Ben Bland is the latest journalist to be barred from working in Singapore. Here, he explains the city state’s stranglehold on free expression
When Reporters without Borders released its annual press freedom index last month, the Singapore government was not best pleased to find the city-state ranked 133rd out of 175 countries, below the likes of Kenya and Congo.
Singapore’s law minister, K Shanmugam, dismissed the low ranking as “quite absurd and divorced from reality”, insisting to a group of visiting American lawyers that Singapore is not “a repressive state” and does not “unfairly target the press”.
“Our approach on press reporting is simple: The press can criticise us, our policies. We do not seek to condemn that,” he said.
While reading his comments in the state-controlled Straits Times newspaper, I was busy packing my suitcase as I’d recently found out that I had become “the latest on a long list of foreign journalists who have been targeted by the government for their news coverage”, in the words of the Committee to Protect Journalists.
After a year as a freelance journalist in Singapore, contributing to publications such as The Economist, the Daily Telegraph and the British Medical Journal, my application to renew my work visa was rejected without warning, explanation or right of appeal.
The law minister’s comments might have appeared hypocritical to most people but if I had written as much while still in Singapore, I would have landed myself with a ruinous defamation suit.
As well as forcing out foreign correspondents, destroying the careers of local journalists and maintaining ownership over all the domestic newspapers and news broadcasters, the Singapore government is fond of using its stringent libel laws to further restrict the freedom of the press.

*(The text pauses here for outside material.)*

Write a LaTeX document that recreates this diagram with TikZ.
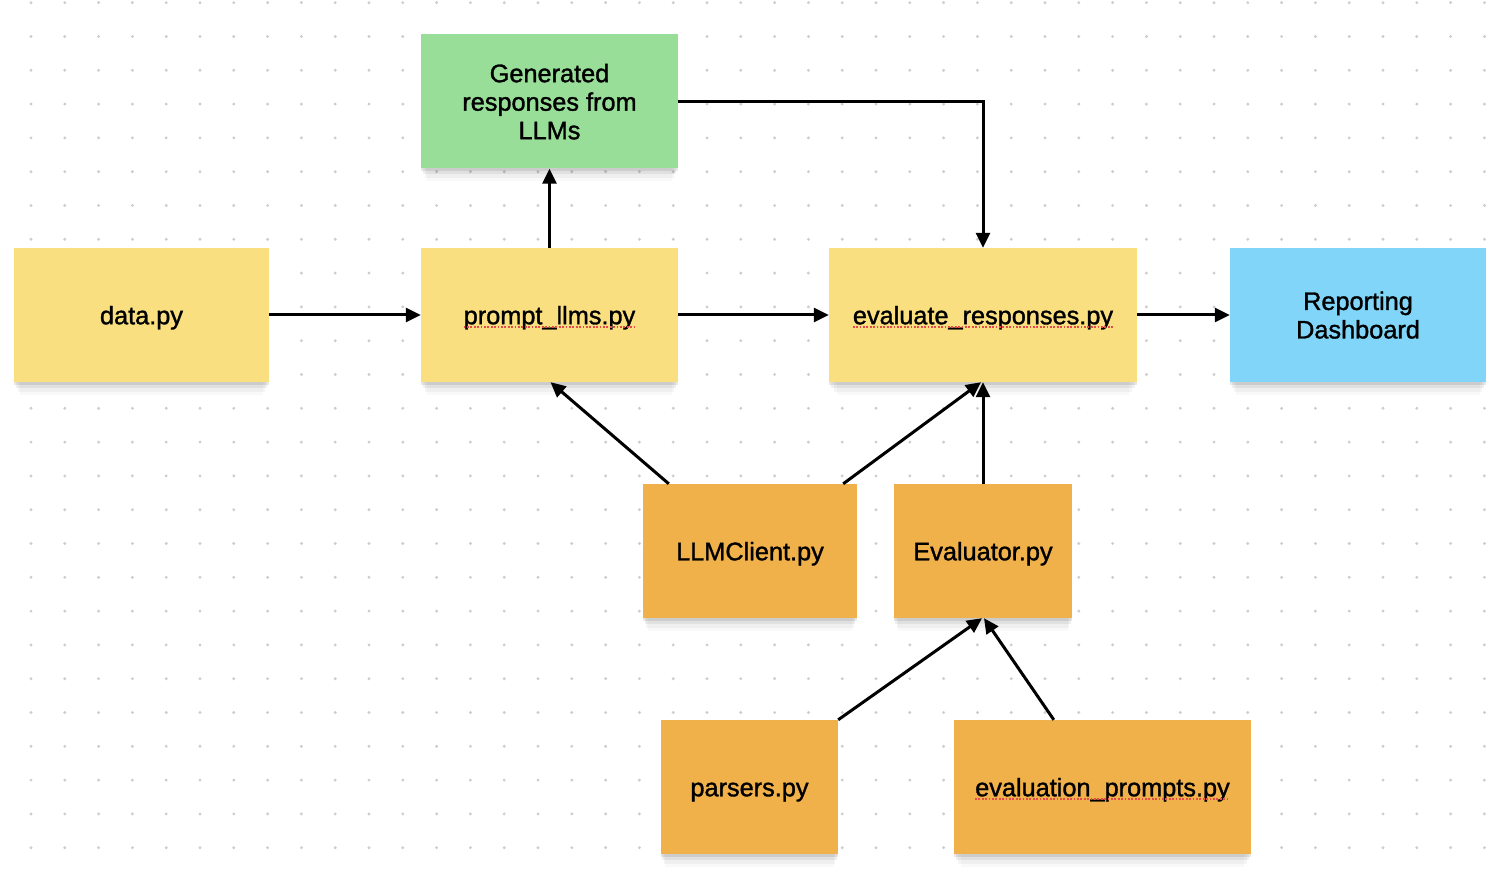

Two weeks ago, the soon-to-close Far Eastern Economic Review was forced to pay S$405,000 (£177,000) in damages and costs to the prime minister, Lee Hsien Loong, and his father, Singapore’s founding father, Lee Kuan Yew, after being found guilty of defaming the Lees in a 2006 article based on an interview with Chee Soon Juan, an opposition politician.
Rupert Murdoch’s Dow Jones, which owns the publication, denied any wrongdoing but said it was paying up to avoid a protracted legal battle.
Dow Jones, which has chosen to locate the Southeast Asian headquarters of its newswire division in the tightly-controlled city-state, said that the ruling would not deter it from its core mission “to provide fair and timely reporting and commentary on matters of importance from around the world, including in Singapore”.
However, most working journalists in Singapore agree that the government’s persistent use of libel suits against global news organisations such as The Economist, the International Herald Tribune, the Wall Street Journal and Bloomberg has had a chilling effect on press freedom.
Such a heavy-handed approach may mean that the government loses the battle in the short term, coming under fire for showing such intolerance toward mild criticism from reputable publications.
However, the government has won the war because international news organisations have, by and large, been silenced by the threat of having to pay substantial damages or having their access to the lucrative Singapore market curtailed.
Stories that quote an opposition politician or civil society expert are few and far between, while hard-hitting investigative journalism is virtually non-existent.
The real victims of this repression are not foreign correspondents like myself, who can re-locate, or large news organisations such as Dow Jones, which can afford to bear the costs of an occasional libel suit, but Singaporeans.
For the inevitable result of the government’s regular attacks on the foreign press and its exercise of direct control over the domestic media is that a corrosive atmosphere of self-censorship is all-pervasive.
In researching this story, I spoke to many Singaporean and foreign journalists, trying to find someone who had a more positive view of the government’s approach to the press. But even those who support some of the government’s restrictions were not willing to comment on the record for fear of somehow upsetting the powers-that-be and jeopardising their livelihood.
Although I wrote about some sensitive topics in Singapore such as rising crime and the challenges of an ageing population, I always believed that I was operating within the bounds of what was acceptable.
However, the ruling People’s Action Party, which has maintained a vice-like grip on power since independence from Britain in 1959, deliberately refuses to clarify what journalists can and cannot write about.
By keeping the boundaries of what is permissible opaque, the government ensures that most journalists and other commentators err on the side of caution — especially Singaporeans, who have much more to lose than their foreign counterparts if they fall foul of the authorities.
This self-censorship is, in the words of Milos Forman, the Czech film director who lived under the yoke of the Nazis and the Communists, “the worst evil…because that twists spines, that destroys my character because I have to think something else and say something else, I have to always control myself.”